- Written task
Count how many lines hold the string "Python". Answer with that number and nothing more.
## begin Material supplied
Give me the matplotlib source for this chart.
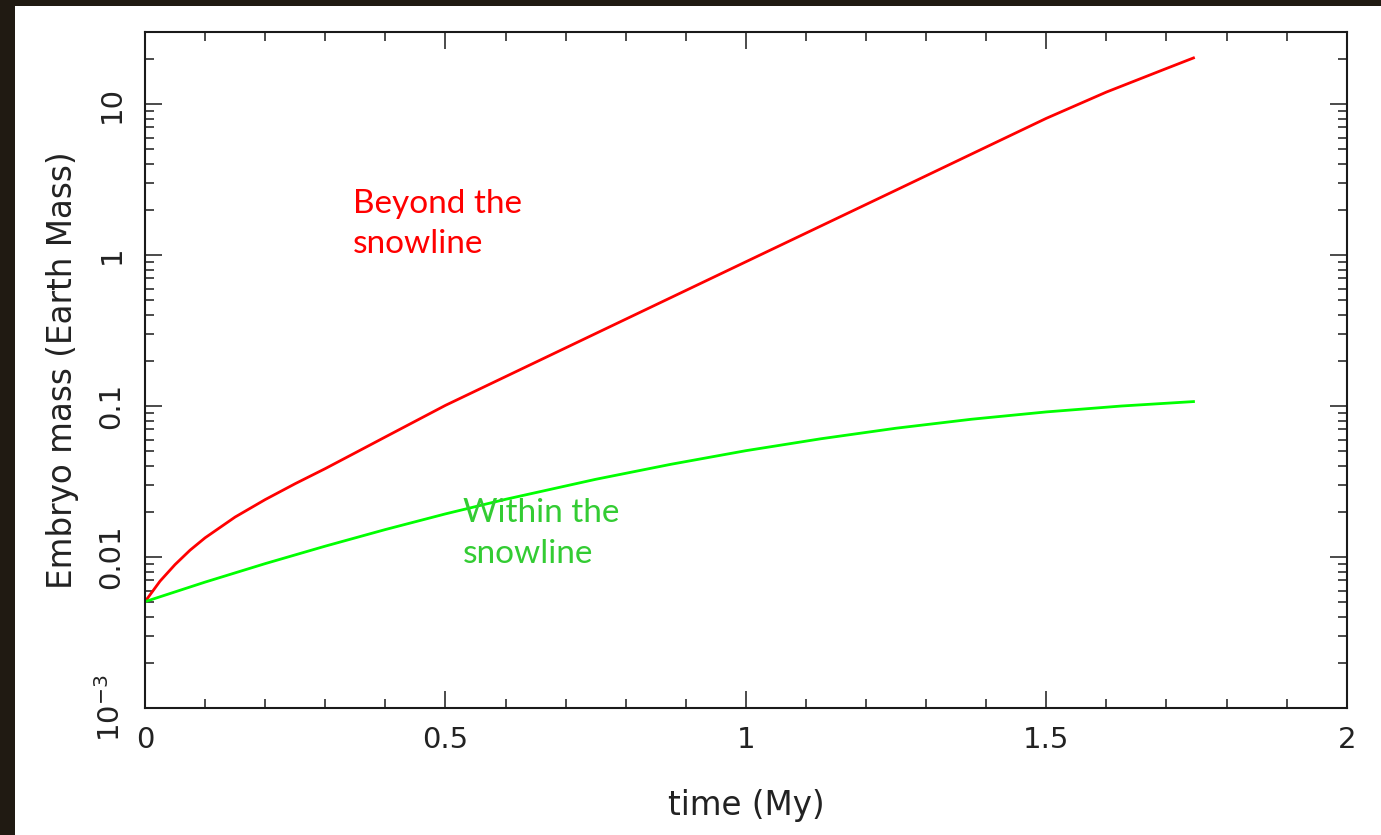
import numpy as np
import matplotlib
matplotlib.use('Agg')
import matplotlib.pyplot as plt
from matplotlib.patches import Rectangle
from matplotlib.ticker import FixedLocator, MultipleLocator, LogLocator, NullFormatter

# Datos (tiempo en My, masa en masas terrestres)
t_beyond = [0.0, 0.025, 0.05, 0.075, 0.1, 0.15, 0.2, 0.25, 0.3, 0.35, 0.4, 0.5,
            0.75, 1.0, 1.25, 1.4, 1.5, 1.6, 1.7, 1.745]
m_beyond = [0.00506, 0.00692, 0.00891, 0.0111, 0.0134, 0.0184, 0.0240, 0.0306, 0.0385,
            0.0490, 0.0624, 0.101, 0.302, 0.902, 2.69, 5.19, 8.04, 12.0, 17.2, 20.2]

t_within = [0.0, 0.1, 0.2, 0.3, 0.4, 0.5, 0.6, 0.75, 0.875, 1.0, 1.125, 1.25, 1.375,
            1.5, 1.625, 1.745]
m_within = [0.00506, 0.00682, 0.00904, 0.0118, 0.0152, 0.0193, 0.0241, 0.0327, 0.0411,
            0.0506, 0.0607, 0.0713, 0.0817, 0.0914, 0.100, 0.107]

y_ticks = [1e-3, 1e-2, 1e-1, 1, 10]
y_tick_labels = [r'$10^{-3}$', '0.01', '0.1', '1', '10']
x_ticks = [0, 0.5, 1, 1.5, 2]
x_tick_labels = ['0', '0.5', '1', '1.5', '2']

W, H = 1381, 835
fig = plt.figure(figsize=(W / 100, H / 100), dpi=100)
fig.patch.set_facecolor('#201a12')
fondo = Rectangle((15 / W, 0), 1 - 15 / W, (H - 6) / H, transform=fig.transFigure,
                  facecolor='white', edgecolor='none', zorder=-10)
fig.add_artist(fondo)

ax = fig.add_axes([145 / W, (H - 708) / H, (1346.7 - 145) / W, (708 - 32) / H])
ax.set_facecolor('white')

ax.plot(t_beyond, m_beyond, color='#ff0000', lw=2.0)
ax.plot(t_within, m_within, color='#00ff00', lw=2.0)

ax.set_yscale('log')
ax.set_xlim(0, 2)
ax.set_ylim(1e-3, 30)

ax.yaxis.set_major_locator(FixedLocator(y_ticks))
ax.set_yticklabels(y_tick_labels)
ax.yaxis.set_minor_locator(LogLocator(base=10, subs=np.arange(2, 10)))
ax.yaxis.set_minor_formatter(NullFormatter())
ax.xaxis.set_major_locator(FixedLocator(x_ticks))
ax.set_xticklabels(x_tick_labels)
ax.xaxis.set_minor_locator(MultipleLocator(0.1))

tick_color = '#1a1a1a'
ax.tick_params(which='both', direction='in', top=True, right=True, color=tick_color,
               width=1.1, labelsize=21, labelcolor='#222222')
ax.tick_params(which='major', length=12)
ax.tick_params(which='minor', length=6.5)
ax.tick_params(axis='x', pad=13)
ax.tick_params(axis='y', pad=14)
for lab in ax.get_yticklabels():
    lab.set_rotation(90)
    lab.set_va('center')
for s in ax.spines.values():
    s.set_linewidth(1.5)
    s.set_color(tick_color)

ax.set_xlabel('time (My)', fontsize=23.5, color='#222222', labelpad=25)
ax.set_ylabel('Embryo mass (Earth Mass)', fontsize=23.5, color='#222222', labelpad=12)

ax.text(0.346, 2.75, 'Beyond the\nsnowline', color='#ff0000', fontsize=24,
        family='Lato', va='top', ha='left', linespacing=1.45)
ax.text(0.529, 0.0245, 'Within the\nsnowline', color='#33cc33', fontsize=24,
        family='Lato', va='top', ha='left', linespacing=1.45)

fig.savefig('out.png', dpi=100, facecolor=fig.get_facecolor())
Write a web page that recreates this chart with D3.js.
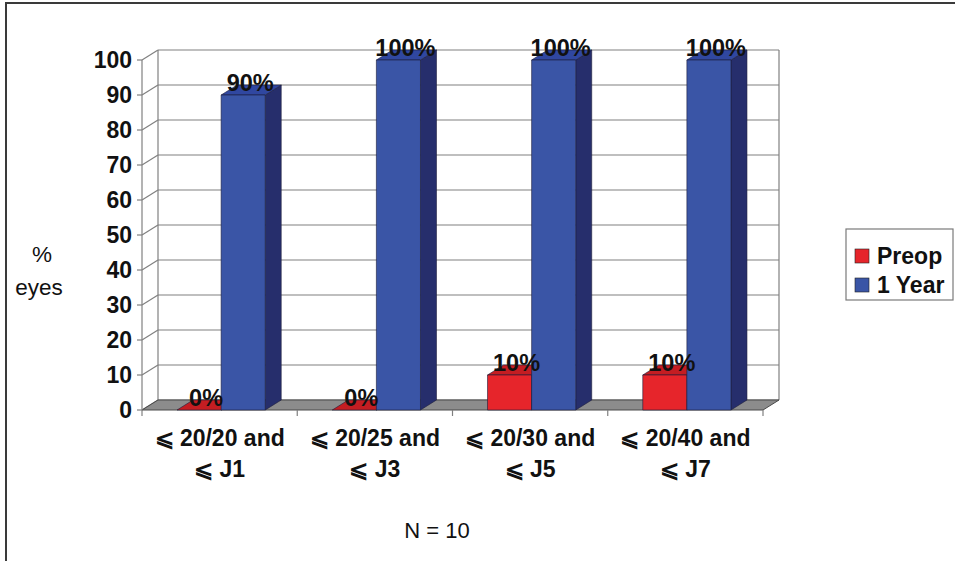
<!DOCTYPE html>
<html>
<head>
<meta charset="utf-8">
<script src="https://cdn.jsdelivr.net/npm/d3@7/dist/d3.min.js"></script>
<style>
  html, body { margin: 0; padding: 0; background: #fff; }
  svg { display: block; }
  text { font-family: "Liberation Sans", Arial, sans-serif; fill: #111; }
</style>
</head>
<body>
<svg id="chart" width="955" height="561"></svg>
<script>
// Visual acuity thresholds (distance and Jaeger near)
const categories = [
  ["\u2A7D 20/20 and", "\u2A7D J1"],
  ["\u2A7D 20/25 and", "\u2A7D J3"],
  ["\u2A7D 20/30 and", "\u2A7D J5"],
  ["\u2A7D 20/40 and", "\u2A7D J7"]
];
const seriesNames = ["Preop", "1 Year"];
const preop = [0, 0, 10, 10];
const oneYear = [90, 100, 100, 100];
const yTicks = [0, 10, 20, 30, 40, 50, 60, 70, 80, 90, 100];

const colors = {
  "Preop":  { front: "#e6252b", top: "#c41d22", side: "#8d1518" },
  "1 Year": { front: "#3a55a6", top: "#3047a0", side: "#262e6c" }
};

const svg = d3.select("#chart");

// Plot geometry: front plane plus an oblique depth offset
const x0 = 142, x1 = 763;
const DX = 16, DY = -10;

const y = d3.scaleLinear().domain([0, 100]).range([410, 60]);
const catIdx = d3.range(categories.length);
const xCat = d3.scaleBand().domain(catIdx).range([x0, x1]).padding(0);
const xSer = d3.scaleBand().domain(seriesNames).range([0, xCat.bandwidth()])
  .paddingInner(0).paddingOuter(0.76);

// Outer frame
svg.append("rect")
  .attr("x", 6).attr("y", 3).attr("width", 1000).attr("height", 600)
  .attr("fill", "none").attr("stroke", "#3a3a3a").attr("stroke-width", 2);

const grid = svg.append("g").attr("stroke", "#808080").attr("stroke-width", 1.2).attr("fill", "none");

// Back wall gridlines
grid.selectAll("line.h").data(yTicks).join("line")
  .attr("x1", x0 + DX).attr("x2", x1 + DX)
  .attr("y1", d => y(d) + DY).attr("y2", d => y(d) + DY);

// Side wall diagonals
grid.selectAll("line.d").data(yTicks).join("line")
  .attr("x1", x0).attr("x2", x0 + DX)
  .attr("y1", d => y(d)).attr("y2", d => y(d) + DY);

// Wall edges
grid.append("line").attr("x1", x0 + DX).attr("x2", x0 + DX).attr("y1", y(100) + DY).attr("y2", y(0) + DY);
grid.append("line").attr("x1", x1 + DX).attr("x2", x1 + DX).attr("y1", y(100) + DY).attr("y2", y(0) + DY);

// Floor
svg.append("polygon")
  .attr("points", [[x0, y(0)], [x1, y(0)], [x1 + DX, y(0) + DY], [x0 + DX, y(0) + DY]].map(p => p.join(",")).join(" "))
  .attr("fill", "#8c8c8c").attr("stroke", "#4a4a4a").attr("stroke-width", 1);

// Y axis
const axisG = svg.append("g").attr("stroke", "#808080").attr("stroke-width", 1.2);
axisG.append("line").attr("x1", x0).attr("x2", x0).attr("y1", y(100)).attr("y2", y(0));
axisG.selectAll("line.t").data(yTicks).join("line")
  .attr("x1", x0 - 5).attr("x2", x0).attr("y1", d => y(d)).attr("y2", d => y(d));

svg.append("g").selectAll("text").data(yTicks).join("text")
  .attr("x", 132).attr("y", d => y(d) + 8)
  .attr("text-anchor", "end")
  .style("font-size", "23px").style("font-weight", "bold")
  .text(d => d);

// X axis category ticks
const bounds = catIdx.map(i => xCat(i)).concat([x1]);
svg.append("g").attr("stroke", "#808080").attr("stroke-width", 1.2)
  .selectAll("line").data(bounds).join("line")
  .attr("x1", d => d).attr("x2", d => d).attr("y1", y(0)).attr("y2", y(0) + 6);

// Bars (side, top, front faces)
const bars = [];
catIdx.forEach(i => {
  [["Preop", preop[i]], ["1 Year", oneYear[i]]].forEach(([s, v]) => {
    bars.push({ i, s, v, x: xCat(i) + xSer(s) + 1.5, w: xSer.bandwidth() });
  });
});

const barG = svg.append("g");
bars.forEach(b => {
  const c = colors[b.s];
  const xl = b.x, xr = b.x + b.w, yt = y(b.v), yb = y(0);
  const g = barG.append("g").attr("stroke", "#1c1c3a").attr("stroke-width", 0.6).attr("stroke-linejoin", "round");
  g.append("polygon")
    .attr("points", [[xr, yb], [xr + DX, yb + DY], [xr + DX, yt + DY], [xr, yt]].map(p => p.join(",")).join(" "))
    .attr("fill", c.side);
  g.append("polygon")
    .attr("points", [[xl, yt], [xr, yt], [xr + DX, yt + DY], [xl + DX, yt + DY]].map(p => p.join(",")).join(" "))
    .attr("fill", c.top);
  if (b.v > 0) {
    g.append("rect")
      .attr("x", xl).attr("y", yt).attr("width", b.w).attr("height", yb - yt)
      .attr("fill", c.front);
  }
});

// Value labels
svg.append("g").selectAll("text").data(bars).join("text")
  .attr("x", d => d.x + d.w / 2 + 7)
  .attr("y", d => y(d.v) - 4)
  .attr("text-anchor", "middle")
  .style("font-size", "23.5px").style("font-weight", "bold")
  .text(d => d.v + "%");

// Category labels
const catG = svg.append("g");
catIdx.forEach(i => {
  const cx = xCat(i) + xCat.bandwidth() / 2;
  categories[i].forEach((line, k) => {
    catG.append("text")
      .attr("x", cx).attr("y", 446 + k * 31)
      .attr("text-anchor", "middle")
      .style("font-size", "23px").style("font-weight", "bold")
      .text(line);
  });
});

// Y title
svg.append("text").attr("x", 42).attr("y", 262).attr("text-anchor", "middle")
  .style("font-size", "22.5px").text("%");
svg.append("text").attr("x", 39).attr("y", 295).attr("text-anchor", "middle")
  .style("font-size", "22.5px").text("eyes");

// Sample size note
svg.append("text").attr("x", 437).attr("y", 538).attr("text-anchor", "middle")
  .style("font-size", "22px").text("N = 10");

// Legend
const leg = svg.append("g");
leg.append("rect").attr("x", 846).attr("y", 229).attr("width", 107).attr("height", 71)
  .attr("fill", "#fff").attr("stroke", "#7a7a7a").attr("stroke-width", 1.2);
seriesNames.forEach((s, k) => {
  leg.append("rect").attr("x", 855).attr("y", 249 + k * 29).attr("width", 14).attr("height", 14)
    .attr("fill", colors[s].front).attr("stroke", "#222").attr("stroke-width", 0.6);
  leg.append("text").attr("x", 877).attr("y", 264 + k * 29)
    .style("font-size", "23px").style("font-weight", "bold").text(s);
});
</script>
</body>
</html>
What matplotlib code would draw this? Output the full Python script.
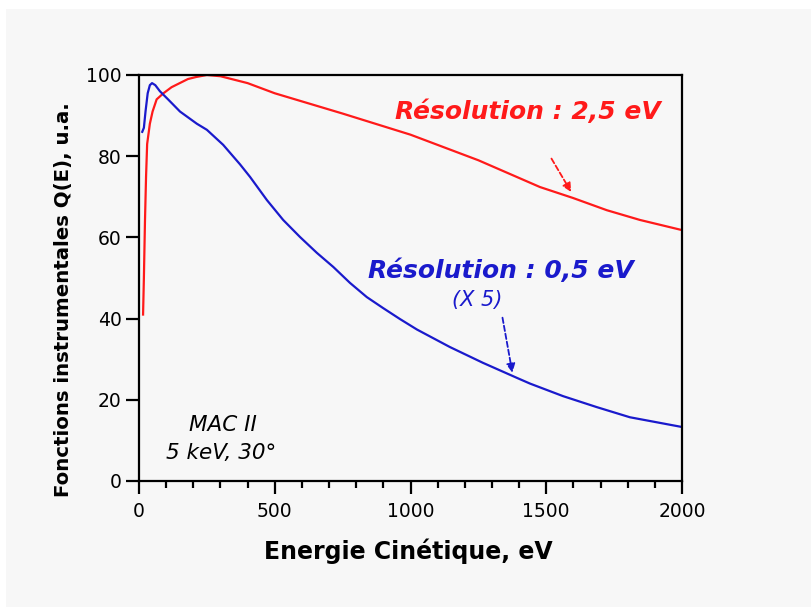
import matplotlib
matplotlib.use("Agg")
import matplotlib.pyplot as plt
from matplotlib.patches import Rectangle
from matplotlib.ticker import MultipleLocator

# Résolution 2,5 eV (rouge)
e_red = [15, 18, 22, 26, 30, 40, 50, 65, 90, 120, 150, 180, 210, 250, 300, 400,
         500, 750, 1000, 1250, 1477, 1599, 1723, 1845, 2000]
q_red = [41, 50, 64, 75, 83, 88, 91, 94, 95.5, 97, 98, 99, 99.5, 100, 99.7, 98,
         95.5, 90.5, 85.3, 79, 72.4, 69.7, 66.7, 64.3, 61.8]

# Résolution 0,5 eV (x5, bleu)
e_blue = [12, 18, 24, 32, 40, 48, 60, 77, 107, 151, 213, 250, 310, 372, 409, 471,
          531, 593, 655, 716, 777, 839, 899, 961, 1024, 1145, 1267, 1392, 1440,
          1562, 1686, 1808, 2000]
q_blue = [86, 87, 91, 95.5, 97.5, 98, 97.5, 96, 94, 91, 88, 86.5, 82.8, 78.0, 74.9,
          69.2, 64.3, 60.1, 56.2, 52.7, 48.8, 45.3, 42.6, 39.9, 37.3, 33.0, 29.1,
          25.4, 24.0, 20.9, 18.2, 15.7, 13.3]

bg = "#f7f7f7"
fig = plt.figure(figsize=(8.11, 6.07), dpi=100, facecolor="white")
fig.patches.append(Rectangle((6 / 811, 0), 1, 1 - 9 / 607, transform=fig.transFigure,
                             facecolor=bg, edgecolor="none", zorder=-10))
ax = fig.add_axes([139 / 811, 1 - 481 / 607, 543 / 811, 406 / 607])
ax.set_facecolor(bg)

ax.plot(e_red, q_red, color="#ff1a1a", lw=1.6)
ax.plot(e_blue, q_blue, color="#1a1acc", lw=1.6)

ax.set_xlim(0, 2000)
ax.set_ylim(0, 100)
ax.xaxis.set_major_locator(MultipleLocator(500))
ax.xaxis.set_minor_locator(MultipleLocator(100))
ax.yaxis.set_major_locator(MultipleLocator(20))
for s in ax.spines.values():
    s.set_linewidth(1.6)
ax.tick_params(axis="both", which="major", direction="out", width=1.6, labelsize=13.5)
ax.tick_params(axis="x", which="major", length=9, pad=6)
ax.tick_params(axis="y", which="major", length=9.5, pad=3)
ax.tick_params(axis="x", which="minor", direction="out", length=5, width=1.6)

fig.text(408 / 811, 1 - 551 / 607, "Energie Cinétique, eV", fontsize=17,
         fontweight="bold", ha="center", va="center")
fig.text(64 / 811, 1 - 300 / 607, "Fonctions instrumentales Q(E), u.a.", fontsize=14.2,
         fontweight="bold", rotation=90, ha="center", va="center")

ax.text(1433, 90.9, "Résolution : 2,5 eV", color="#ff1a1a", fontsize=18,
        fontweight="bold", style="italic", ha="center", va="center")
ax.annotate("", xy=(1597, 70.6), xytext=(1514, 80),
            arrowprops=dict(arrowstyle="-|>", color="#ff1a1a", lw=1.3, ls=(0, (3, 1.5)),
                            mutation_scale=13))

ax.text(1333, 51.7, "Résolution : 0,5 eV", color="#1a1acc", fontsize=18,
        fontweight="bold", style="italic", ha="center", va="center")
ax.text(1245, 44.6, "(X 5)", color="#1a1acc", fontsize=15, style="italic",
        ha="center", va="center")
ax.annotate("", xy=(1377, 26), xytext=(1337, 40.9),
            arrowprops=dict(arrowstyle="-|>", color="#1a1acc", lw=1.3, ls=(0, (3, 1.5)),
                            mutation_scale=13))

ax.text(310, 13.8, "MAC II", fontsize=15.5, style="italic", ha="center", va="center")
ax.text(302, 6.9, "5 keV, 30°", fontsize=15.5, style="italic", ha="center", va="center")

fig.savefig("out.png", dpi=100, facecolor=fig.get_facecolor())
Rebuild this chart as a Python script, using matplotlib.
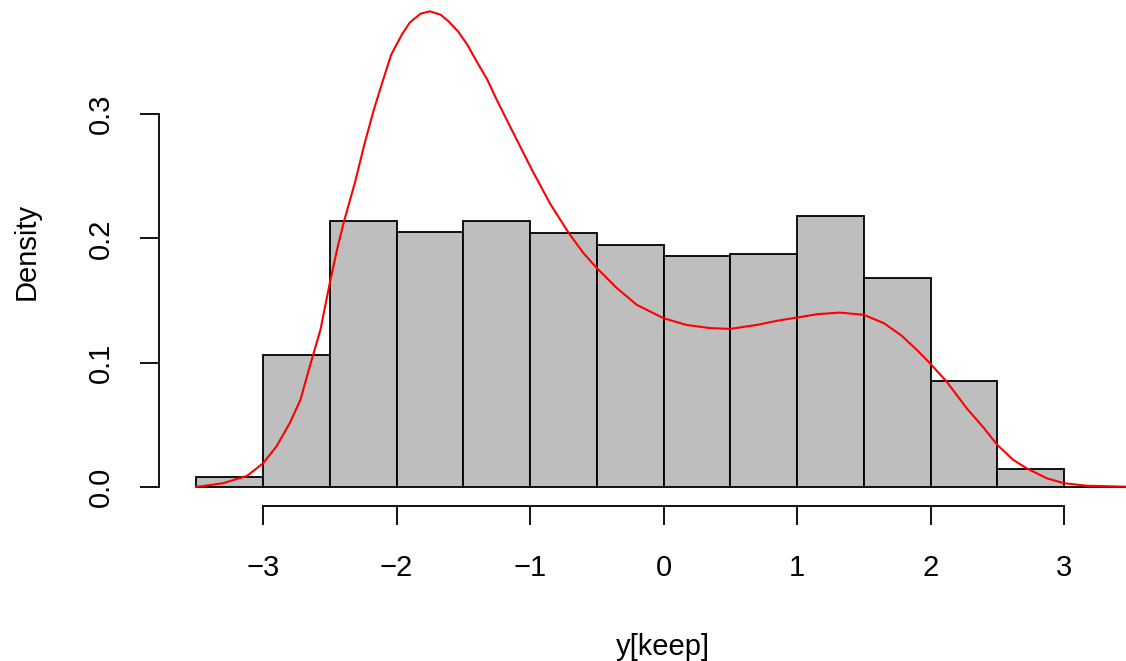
## end Material supplied
- Response
2